Audit and set up a help center
Mar 29, 2023
Context
When I interviewed with Sea Limited, it was for a writer role, but I aimed for a content designer title within the team. During the interview process, I spoke with the stakeholders on possible knowledge base improvements.
After the interview, I was offered a product manager role instead and was given free reign to improve the knowledge base's content and features.
After I was onboarded in Jan 2021, my immediate plan was:
to audit the existing knowledge base;
to determine and execute improvements; and
to measure success metrics.
I wanted to at least complete 1 iteration in Q1 of 2021.
Help center prior to the audit
This was a quick sample screenshot of the help center prior to the audit.
Interview users
I wanted to interview the main users of the help center. After speaking with colleagues, because the product was still relatively new externally, this group was our business development representatives ("BDRs") we had and their customers.
Our users often reached out to our sales representatives for answers and help in using the software. In some cases, our articles are shared to the users by the sales representatives but many times, the users still come back to ask for specific guidance.

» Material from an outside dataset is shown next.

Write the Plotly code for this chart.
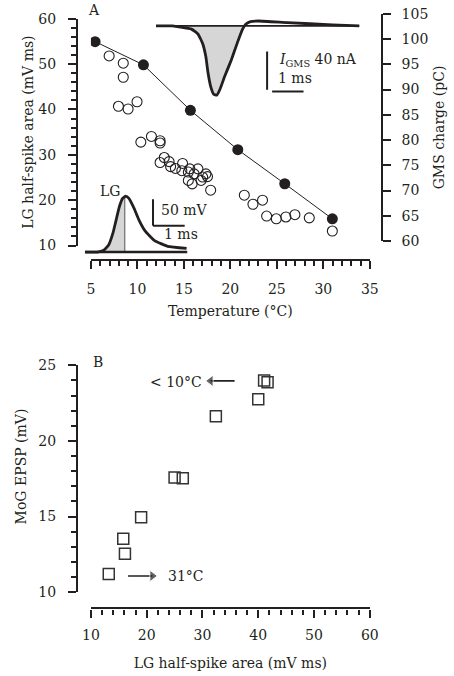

There are a few possible reasons for this:
Our users don't seem to want to self-serve.
Our documentation is not helpful enough.
Is our documentation precise?
Is our documentation scannable?
Is our documentation searchable?
Our users have very specific requirements that cannot be answered via documentation.
Not true.
BDs often have to repeat themselves with new customers.
Because of these findings, I knew our initial success metrics must be whether these users still reach out after our BDRs respond with a help article.
Process
For this project, I wanted to:
Audit existing articles
Create new articles when needed
Implemented new features to the help center.
Audit existing articles
I developed a process to audit the help center content and enlisted the help of a new hire.
Because of the audit, I had to also create a style guide for the help center. When I joined, the help center had no style guide and the articles were inconsistent.
By following the flowchart I set out for every article in the help center, the new hire and myself revamped the articles. For this, we used an Airtable as a database to ensure we completed every article. It was manual but sorely needed.
Create new articles
I also dove deeper into the product of SeaTalk. It was not only a work messenger, but also had office automation and human resource features as well.
Due to this, I came up with a high level content architecture that I would refine and develop as I work through the audit. You can see a sample of this below:
From this architecture, I could see the gaps that the help center had and wrote new articles to close these gaps.
Implement new features
The help center missed crucial features compared to our competitors and I worked with designers and developers to implement them:
Call outs
Table of contents
Breadcrumb navigation
Apart from this, our help center had localized versions — for this, I had to set up and implement new processes for more efficient and accurate localization (e.g. when an English article is updated, the translators will be notified to localize the updated article).
Help center after the audit
A sample screenshot of how the help center looked after the audit. Notice the simpler and more consistent articles titles for example.
Results
Overall:
I created and wrote a style guide for the help center, referencing public style guides.
I set up new processes, including audit, writing, and localization.
I audited, refined, and created new articles for the help center, essentially writing 97 articles.
I created new features for the help center, including a moving table of contents and breadcrumb navigation.
The first iteration of the revamp was completed in March 2021.
I interviewed the BDs and with the new articles, the email replies dropped by about 30-50%. Their users were still used to the high touch that they provided. However, anecdotally, the BDs themselves found it easier to guide their users by referencing the revamped articles. I encouraged them to actually slowly teach their users how to rely on the help center and provide feedback as well.
This is not a success metric, but it was interesting to see that the organic traffic tripled in 3 months after I joined.
December 2020
Feb 2021 — I missed saving the March 2021 screenshot. March 2021 had 3.3k users.
You can still see the live help center. However, please note that it may be taken down any time and screenshots may be broken as the site is no longer maintained.